• **Records**
◇ ◇ ◇ ◇ ◇ ◇ ◇
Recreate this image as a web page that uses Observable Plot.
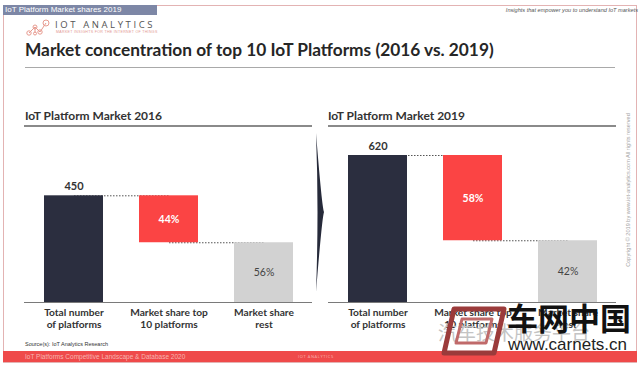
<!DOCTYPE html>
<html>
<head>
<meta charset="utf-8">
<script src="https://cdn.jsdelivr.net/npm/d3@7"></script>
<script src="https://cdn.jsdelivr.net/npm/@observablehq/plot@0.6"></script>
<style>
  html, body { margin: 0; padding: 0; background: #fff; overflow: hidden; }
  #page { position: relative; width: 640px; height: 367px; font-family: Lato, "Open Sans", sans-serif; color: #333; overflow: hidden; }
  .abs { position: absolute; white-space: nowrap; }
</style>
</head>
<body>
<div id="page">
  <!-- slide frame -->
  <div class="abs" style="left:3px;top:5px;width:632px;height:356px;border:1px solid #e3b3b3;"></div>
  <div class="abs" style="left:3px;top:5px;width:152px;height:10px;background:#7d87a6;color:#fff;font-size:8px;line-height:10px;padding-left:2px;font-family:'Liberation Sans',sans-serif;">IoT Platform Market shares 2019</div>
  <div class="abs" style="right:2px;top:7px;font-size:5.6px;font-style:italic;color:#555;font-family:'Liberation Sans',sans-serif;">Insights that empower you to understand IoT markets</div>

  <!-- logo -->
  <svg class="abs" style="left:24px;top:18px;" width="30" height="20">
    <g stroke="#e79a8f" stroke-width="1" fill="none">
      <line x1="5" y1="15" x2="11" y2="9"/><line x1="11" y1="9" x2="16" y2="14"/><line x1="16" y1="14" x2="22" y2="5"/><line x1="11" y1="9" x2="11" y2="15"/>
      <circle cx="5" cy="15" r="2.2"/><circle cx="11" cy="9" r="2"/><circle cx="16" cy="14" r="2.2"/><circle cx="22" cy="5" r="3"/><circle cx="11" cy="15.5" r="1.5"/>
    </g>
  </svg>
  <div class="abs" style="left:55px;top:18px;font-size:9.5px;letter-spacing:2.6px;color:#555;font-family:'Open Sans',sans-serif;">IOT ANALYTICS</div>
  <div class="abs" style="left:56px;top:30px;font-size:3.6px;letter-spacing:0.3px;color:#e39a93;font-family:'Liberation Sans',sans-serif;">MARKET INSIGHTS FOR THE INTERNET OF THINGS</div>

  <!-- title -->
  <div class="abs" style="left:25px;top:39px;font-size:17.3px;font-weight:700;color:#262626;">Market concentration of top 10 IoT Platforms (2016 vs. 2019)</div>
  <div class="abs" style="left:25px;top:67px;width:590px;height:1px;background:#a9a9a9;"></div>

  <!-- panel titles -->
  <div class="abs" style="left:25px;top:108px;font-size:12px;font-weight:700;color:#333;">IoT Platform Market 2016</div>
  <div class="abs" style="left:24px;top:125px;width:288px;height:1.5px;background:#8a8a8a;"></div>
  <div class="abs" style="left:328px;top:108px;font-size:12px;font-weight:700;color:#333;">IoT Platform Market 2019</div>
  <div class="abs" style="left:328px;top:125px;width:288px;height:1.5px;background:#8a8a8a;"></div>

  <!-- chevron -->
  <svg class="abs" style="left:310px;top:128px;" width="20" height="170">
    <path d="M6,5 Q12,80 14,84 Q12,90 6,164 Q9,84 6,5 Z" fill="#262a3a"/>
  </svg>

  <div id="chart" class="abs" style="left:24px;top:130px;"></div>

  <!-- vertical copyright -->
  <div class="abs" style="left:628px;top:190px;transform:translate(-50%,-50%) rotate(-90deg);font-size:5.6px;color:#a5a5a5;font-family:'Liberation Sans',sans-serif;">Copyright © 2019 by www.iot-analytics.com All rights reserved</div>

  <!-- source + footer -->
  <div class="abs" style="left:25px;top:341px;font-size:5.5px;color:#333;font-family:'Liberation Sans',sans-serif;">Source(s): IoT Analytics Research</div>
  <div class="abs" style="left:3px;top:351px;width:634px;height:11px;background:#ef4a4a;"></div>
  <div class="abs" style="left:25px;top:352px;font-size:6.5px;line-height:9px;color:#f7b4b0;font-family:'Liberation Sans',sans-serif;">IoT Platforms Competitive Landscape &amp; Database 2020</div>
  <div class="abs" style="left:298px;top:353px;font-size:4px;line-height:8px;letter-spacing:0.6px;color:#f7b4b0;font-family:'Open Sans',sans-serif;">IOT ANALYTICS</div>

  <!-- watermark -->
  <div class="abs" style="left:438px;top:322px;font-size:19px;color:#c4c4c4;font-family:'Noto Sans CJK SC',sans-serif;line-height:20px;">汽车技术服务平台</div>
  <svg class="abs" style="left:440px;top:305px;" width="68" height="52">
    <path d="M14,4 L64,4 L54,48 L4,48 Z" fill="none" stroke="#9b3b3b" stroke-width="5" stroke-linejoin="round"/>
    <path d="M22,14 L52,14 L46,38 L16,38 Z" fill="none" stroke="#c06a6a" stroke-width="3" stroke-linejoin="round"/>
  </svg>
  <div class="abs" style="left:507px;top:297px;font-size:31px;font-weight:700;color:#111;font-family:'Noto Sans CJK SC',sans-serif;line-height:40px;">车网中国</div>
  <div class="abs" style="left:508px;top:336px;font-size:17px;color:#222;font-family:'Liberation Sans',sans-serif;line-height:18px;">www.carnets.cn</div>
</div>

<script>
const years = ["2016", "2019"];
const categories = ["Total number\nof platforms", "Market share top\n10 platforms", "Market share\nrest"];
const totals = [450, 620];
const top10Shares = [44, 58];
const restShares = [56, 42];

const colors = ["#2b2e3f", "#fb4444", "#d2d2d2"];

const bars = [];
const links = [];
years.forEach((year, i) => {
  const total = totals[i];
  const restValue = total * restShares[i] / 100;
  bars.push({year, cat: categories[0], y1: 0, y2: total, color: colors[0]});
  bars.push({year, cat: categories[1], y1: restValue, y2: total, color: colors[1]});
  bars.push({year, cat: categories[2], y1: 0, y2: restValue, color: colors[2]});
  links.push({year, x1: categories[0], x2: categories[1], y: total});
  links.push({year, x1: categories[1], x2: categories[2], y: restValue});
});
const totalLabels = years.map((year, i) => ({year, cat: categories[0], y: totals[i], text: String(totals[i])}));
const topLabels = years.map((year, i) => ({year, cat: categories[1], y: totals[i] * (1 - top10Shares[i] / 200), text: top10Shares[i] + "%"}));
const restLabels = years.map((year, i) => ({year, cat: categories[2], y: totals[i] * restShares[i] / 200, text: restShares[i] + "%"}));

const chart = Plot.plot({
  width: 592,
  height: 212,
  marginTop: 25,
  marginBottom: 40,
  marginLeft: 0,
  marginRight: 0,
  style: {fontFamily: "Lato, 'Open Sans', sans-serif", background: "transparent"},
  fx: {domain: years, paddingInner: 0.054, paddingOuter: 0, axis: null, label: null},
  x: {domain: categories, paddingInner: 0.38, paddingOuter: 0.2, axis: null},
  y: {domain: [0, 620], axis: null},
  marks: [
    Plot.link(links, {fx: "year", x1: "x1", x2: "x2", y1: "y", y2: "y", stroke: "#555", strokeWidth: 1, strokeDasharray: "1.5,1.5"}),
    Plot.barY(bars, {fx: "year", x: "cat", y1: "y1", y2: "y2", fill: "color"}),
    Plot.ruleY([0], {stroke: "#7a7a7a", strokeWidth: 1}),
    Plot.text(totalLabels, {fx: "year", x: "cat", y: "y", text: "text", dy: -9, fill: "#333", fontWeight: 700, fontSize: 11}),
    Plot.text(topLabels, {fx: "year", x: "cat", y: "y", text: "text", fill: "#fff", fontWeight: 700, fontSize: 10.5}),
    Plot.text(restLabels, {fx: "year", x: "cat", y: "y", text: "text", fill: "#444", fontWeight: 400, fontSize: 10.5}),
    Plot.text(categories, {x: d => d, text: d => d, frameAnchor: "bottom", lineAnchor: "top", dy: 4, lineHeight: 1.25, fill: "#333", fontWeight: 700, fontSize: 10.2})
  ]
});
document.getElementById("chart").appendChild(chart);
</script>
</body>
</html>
◇ ◇ ◇ ◇ ◇ ◇ ◇
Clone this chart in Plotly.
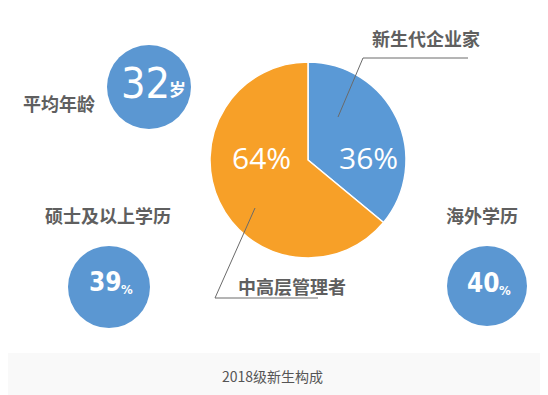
◇ ◇ ◇ ◇ ◇ ◇ ◇
• **Given request**
Extract from the material above the stretch running from the line containing "Recreate this image" through the line containing "INTERNET OF THINGS</div>". Keep the text exact and the pictures out.

• **Written solution**
Recreate this image as a web page that uses Observable Plot.
<!DOCTYPE html>
<html>
<head>
<meta charset="utf-8">
<script src="https://cdn.jsdelivr.net/npm/d3@7"></script>
<script src="https://cdn.jsdelivr.net/npm/@observablehq/plot@0.6"></script>
<style>
  html, body { margin: 0; padding: 0; background: #fff; overflow: hidden; }
  #page { position: relative; width: 640px; height: 367px; font-family: Lato, "Open Sans", sans-serif; color: #333; overflow: hidden; }
  .abs { position: absolute; white-space: nowrap; }
</style>
</head>
<body>
<div id="page">
  <!-- slide frame -->
  <div class="abs" style="left:3px;top:5px;width:632px;height:356px;border:1px solid #e3b3b3;"></div>
  <div class="abs" style="left:3px;top:5px;width:152px;height:10px;background:#7d87a6;color:#fff;font-size:8px;line-height:10px;padding-left:2px;font-family:'Liberation Sans',sans-serif;">IoT Platform Market shares 2019</div>
  <div class="abs" style="right:2px;top:7px;font-size:5.6px;font-style:italic;color:#555;font-family:'Liberation Sans',sans-serif;">Insights that empower you to understand IoT markets</div>

  <!-- logo -->
  <svg class="abs" style="left:24px;top:18px;" width="30" height="20">
    <g stroke="#e79a8f" stroke-width="1" fill="none">
      <line x1="5" y1="15" x2="11" y2="9"/><line x1="11" y1="9" x2="16" y2="14"/><line x1="16" y1="14" x2="22" y2="5"/><line x1="11" y1="9" x2="11" y2="15"/>
      <circle cx="5" cy="15" r="2.2"/><circle cx="11" cy="9" r="2"/><circle cx="16" cy="14" r="2.2"/><circle cx="22" cy="5" r="3"/><circle cx="11" cy="15.5" r="1.5"/>
    </g>
  </svg>
  <div class="abs" style="left:55px;top:18px;font-size:9.5px;letter-spacing:2.6px;color:#555;font-family:'Open Sans',sans-serif;">IOT ANALYTICS</div>
  <div class="abs" style="left:56px;top:30px;font-size:3.6px;letter-spacing:0.3px;color:#e39a93;font-family:'Liberation Sans',sans-serif;">MARKET INSIGHTS FOR THE INTERNET OF THINGS</div>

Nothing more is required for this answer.